_Request_: Produce an exact copy of the lines below that run from the line containing "Reproduce this chart" to the line containing "import * as", inclusive; any picture is omitted.

* Start Exercise material *

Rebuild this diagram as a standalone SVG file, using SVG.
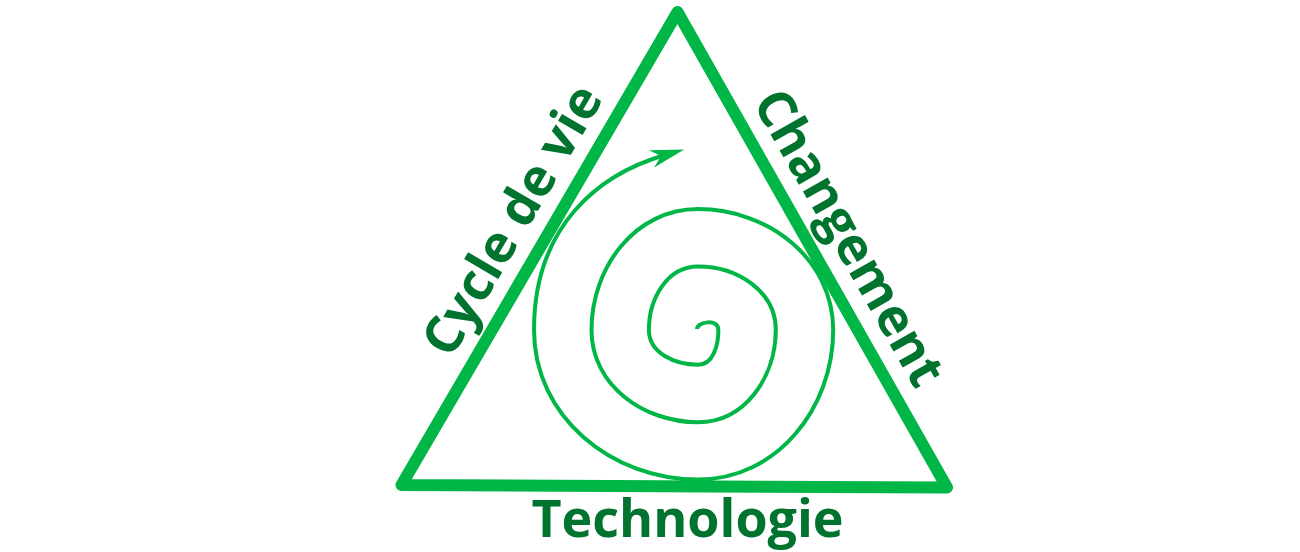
<svg xmlns="http://www.w3.org/2000/svg" width="1300" height="552" viewBox="0 0 1300 552">
  <style>
    .edge { fill: none; stroke: #00B646; stroke-width: 12; stroke-linejoin: round; stroke-linecap: round; }
    .spiral { fill: none; stroke: #00B646; stroke-width: 4; }
    .label { font-family: "Open Sans", "Noto Sans", "Liberation Sans", sans-serif; font-weight: 700; font-size: 52px; fill: #00732E; text-anchor: middle; }
  </style>
  <defs>
    <marker id="arrow" markerUnits="userSpaceOnUse" markerWidth="40" markerHeight="24" refX="0" refY="0" orient="auto" overflow="visible">
      <path d="M 20 0 L -14 -9 L -4 0 L -14 9 Z" fill="#00B646"/>
    </marker>
  </defs>
  <rect width="1300" height="552" fill="#ffffff"/>
  <g id="triangle">
    <polygon class="edge" points="677.5,12 947,487.5 401.5,485"/>
  </g>
  <g id="connectors">
    <path class="spiral" marker-end="url(#arrow)" d="M 697 329 C 697 322, 718.4 318, 718.4 330 C 718.4 345.2, 713.2 364.7, 698 364.7 C 674.9 364.7, 648.9 353.1, 648.9 330 C 648.9 298.9, 666.9 266.6, 698 266.6 C 737 266.6, 775.8 291, 775.8 330 C 775.8 376.95, 744.95 422.2, 698 422.2 C 643.13 422.2, 591.5 384.87, 591.5 330 C 591.5 267.2, 635.2 209.1, 698 209.1 C 768.72 209.1, 833.2 259.28, 833.2 330 C 833.2 408.65, 776.65 479.6, 698 479.6 C 611.4 479.6, 534 416.6, 534 330 C 534 225, 599.7 174, 665 155"/>
  </g>
  <g id="label-cycle">
    <text class="label" transform="translate(527.5,229) rotate(-59.7)">Cycle de vie</text>
  </g>
  <g id="label-changement">
    <text class="label" transform="translate(834,246.4) rotate(60.4)">Changement</text>
  </g>
  <g id="label-technologie">
    <text class="label" x="687.5" y="537">Technologie</text>
  </g>
</svg>
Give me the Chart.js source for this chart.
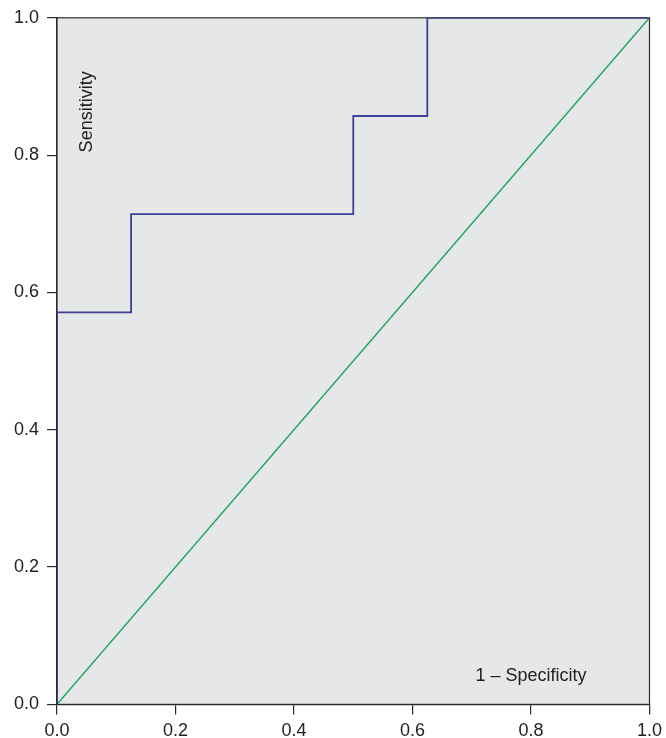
<!DOCTYPE html>
<html><head><meta charset="utf-8">
<script src="https://cdn.jsdelivr.net/npm/chart.js@4"></script>
<style>html,body{margin:0;padding:0;background:#fff;overflow:hidden}#w{width:668px;height:739px;margin-top:-1px}</style>
</head><body><div id="w"><canvas id="c"></canvas></div>
<script>
const rocX = [0, 0, 0.125, 0.125, 0.5, 0.5, 0.625, 0.625, 1.0];
const rocY = [0, 0.571, 0.571, 0.714, 0.714, 0.857, 0.857, 1.0, 1.0];
const refX = [0, 1];
const refY = [0, 1];
const tickValues = [0, 0.2, 0.4, 0.6, 0.8, 1.0];
const yTitle = 'Sensitivity';
const xTitle = '1 \u2013 Specificity';
const FONT = '"Liberation Sans", Arial, Helvetica, sans-serif';

const frame = {
  id: 'frame',
  beforeDatasetsDraw(chart) {
    const {ctx, chartArea: a} = chart;
    ctx.save();
    ctx.fillStyle = '#e6e7e9';
    ctx.fillRect(a.left, a.top, a.right - a.left, a.bottom - a.top);
    ctx.strokeStyle = '#2a2a2a';
    ctx.lineWidth = 1.2;
    ctx.strokeRect(a.left, a.top, a.right - a.left, a.bottom - a.top);
    ctx.fillStyle = '#222';
    ctx.font = '18px ' + FONT;
    ctx.textAlign = 'center';
    ctx.textBaseline = 'middle';
    ctx.fillText(xTitle, chart.scales.x.getPixelForValue(0.80), chart.scales.y.getPixelForValue(0.042));
    ctx.translate(chart.scales.x.getPixelForValue(0.0507), chart.scales.y.getPixelForValue(0.863));
    ctx.rotate(-Math.PI / 2);
    ctx.fillText(yTitle, 0, 0);
    ctx.restore();
  }
};

new Chart(document.getElementById('c'), {
  type: 'scatter',
  data: {
    datasets: [
      { data: rocX.map((x, i) => ({x, y: rocY[i]})), showLine: true, borderColor: '#3d3f98', borderWidth: 1.8, pointRadius: 0, fill: false, tension: 0, order: 1 },
      { data: refX.map((x, i) => ({x, y: refY[i]})), showLine: true, borderColor: '#1aa55a', borderWidth: 1.4, pointRadius: 0, fill: false, order: 2 }
    ]
  },
  options: {
    responsive: true, maintainAspectRatio: false, animation: false,
    layout: { padding: { left: 6, right: 11, top: 15, bottom: -10 } },
    plugins: { legend: { display: false }, tooltip: { enabled: false } },
    scales: {
      x: {
        type: 'linear', min: 0, max: 1,
        afterBuildTicks: s => { s.ticks = tickValues.map(v => ({value: v})); },
        ticks: { color: '#222', font: { family: FONT, size: 18 }, padding: 6, maxRotation: 0, callback: v => v.toFixed(1) },
        grid: { drawOnChartArea: false, drawTicks: true, tickLength: 10, color: '#2a2a2a', lineWidth: 1.2 },
        border: { display: true, color: '#2a2a2a', width: 1.2 }
      },
      y: {
        type: 'linear', min: 0, max: 1,
        afterBuildTicks: s => { s.ticks = tickValues.map(v => ({value: v})); },
        ticks: { color: '#222', font: { family: FONT, size: 18 }, padding: 8, callback: v => v.toFixed(1) },
        grid: { drawOnChartArea: false, drawTicks: true, tickLength: 10, color: '#2a2a2a', lineWidth: 1.2 },
        border: { display: true, color: '#2a2a2a', width: 1.2 }
      }
    }
  },
  plugins: [frame]
});
</script></body></html>
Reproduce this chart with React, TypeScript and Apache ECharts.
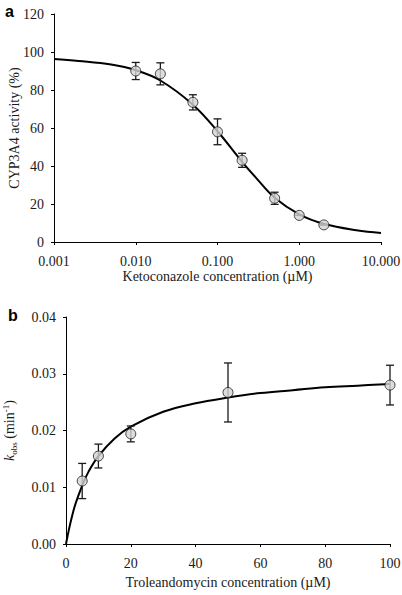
import React, { useEffect, useRef } from "react";
import * as echarts from "echarts";

// Panel a: ketoconazole inhibition
const ketoX = [0.01, 0.02, 0.05, 0.1, 0.2, 0.5, 1, 2];
const activity = [90, 88.5, 73.5, 58, 43, 23, 14, 9];
const activityErr = [4.5, 5.8, 4, 6.8, 3.7, 3.2, 0, 0];
const ketoCurveX = [0.001, 0.002, 0.005, 0.01, 0.02, 0.05, 0.1, 0.2, 0.3, 0.5, 1, 2, 5, 10];
const ketoCurveY = [96.3, 95.3, 93.4, 90.4, 85, 72.3, 58.3, 42.2, 33.5, 23.3, 14.6, 9.6, 6.2, 4.8];
const ketoTicks = ["0.001", "0.010", "0.100", "1.000", "10.000"];

// Panel b: troleandomycin kinetics
const troX = [5, 10, 20, 50, 100];
const kobs = [0.0111, 0.0155, 0.0194, 0.0267, 0.028];
const kobsErr = [0.0031, 0.0021, 0.0014, 0.0052, 0.0035];
const troCurveX = [0, 1, 2, 3, 5, 7, 10, 15, 20, 30, 40, 50, 60, 70, 80, 90, 100];
const troCurveY = [0, 0.0028, 0.0052, 0.0072, 0.0103, 0.0128, 0.0155, 0.0186, 0.0207, 0.0233, 0.0248, 0.0258, 0.0266, 0.0271, 0.0276, 0.0279, 0.0282];

const FONT = "'Liberation Serif', 'Times New Roman', serif";

function errorBarSeries(xs: number[], ys: number[], errs: number[], axisIndex: number) {
  return {
    type: "custom",
    xAxisIndex: axisIndex,
    yAxisIndex: axisIndex,
    z: 3,
    data: xs.map((x, i) => [x, ys[i] - errs[i], ys[i] + errs[i]]),
    renderItem: (_params: any, api: any) => {
      const x = api.value(0);
      const lo = api.coord([x, api.value(1)]);
      const hi = api.coord([x, api.value(2)]);
      const w = 4;
      const style = { stroke: "#1a1a1a", lineWidth: 1.3 };
      return {
        type: "group",
        children: [
          { type: "line", shape: { x1: lo[0], y1: lo[1], x2: hi[0], y2: hi[1] }, style },
          { type: "line", shape: { x1: hi[0] - w, y1: hi[1], x2: hi[0] + w, y2: hi[1] }, style },
          { type: "line", shape: { x1: lo[0] - w, y1: lo[1], x2: lo[0] + w, y2: lo[1] }, style },
        ],
      };
    },
  };
}

export default function App() {
  const ref = useRef<HTMLDivElement>(null);
  useEffect(() => {
    if (!ref.current) return;
    const chart = echarts.init(ref.current, null, { renderer: "svg" });
    const axisLine = { show: true, lineStyle: { color: "#000", width: 1 } };
    const axisTick = { show: true, length: 3, lineStyle: { color: "#000", width: 1 } };
    const axisLabel = { color: "#1a1a1a", fontFamily: FONT, fontSize: 14 };
    const nameStyle = { color: "#1a1a1a", fontFamily: FONT, fontSize: 14 };
    chart.setOption({
      animation: false,
      backgroundColor: "#fff",
      textStyle: { fontFamily: FONT, fontSize: 14, color: "#1a1a1a" },
      grid: [
        { left: 54, top: 14, width: 327, height: 228, containLabel: false, outerBoundsMode: "none" },
        { left: 66, top: 317, width: 324, height: 227, containLabel: false, outerBoundsMode: "none" },
      ],
      xAxis: [
        {
          gridIndex: 0,
          type: "log",
          logBase: 10,
          min: 0.001,
          max: 10,
          axisLine,
          axisTick,
          splitLine: { show: false },
          minorTick: { show: false },
          axisLabel: {
            ...axisLabel,
            margin: 12,
            formatter: (v: number) => {
              const idx = Math.round(Math.log10(v) + 3);
              return ketoTicks[idx] ?? "";
            },
          },
          name: "Ketoconazole concentration (\u00b5M)",
          nameLocation: "middle",
          nameGap: 27,
          nameMoveOverlap: false,
          nameTextStyle: nameStyle,
        },
        {
          gridIndex: 1,
          type: "value",
          min: 0,
          max: 100,
          interval: 20,
          axisLine,
          axisTick,
          splitLine: { show: false },
          axisLabel: { ...axisLabel, margin: 12 },
          name: "Troleandomycin concentration (\u00b5M)",
          nameLocation: "middle",
          nameGap: 31,
          nameMoveOverlap: false,
          nameTextStyle: nameStyle,
        },
      ],
      yAxis: [
        {
          gridIndex: 0,
          type: "value",
          min: 0,
          max: 120,
          interval: 20,
          axisLine,
          axisTick,
          splitLine: { show: false },
          axisLabel: { ...axisLabel, margin: 10 },
          name: "CYP3A4 activity (%)",
          nameLocation: "middle",
          nameGap: 33,
          nameMoveOverlap: false,
          nameTextStyle: nameStyle,
        },
        {
          gridIndex: 1,
          type: "value",
          min: 0,
          max: 0.04,
          interval: 0.01,
          axisLine,
          axisTick,
          splitLine: { show: false },
          axisLabel: { ...axisLabel, margin: 10, formatter: (v: number) => v.toFixed(2) },
          name: "{i|k}{sub|obs}{n| (min}{sup|-1}{n|)}",
          nameLocation: "middle",
          nameGap: 48,
          nameMoveOverlap: false,
          nameTextStyle: {
            ...nameStyle,
            rich: {
              i: { fontFamily: FONT, fontSize: 14, fontStyle: "italic", color: "#1a1a1a" },
              n: { fontFamily: FONT, fontSize: 14, color: "#1a1a1a" },
              sub: { fontFamily: FONT, fontSize: 9, color: "#1a1a1a", padding: [8, 0, 0, 0] },
              sup: { fontFamily: FONT, fontSize: 9, color: "#1a1a1a", padding: [0, 0, 8, 0] },
            },
          },
        },
      ],
      graphic: [
        { type: "text", left: 5, top: 3, style: { text: "a", font: "bold 16px 'Liberation Sans'", fill: "#000" } },
        { type: "text", left: 8, top: 307, style: { text: "b", font: "bold 16px 'Liberation Sans'", fill: "#000" } },
      ],
      series: [
        {
          type: "line",
          xAxisIndex: 0,
          yAxisIndex: 0,
          data: ketoCurveX.map((x, i) => [x, ketoCurveY[i]]),
          smooth: 0.4,
          showSymbol: false,
          lineStyle: { color: "#000", width: 2 },
          z: 2,
        },
        errorBarSeries(ketoX, activity, activityErr, 0),
        {
          type: "scatter",
          xAxisIndex: 0,
          yAxisIndex: 0,
          data: ketoX.map((x, i) => [x, activity[i]]),
          symbol: "circle",
          symbolSize: 10,
          itemStyle: { color: "#d3d3d3", borderColor: "#1a1a1a", borderWidth: 1 },
          z: 4,
        },
        {
          type: "line",
          xAxisIndex: 1,
          yAxisIndex: 1,
          data: troCurveX.map((x, i) => [x, troCurveY[i]]),
          smooth: 0.4,
          showSymbol: false,
          lineStyle: { color: "#000", width: 2 },
          z: 2,
        },
        errorBarSeries(troX, kobs, kobsErr, 1),
        {
          type: "scatter",
          xAxisIndex: 1,
          yAxisIndex: 1,
          data: troX.map((x, i) => [x, kobs[i]]),
          symbol: "circle",
          symbolSize: 10,
          itemStyle: { color: "#d3d3d3", borderColor: "#1a1a1a", borderWidth: 1 },
          z: 4,
        },
      ],
    });
    return () => chart.dispose();
  }, []);
  return (
    <div
      ref={ref}
      style={{ position: "fixed", left: 0, top: 0, width: 402, height: 595, background: "#fff" }}
    />
  );
}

* End Exercise material *

_Exercise response_:
Reproduce this chart with React, TypeScript and Apache ECharts.
import React, { useEffect, useRef } from "react";
import * as echarts from "echarts";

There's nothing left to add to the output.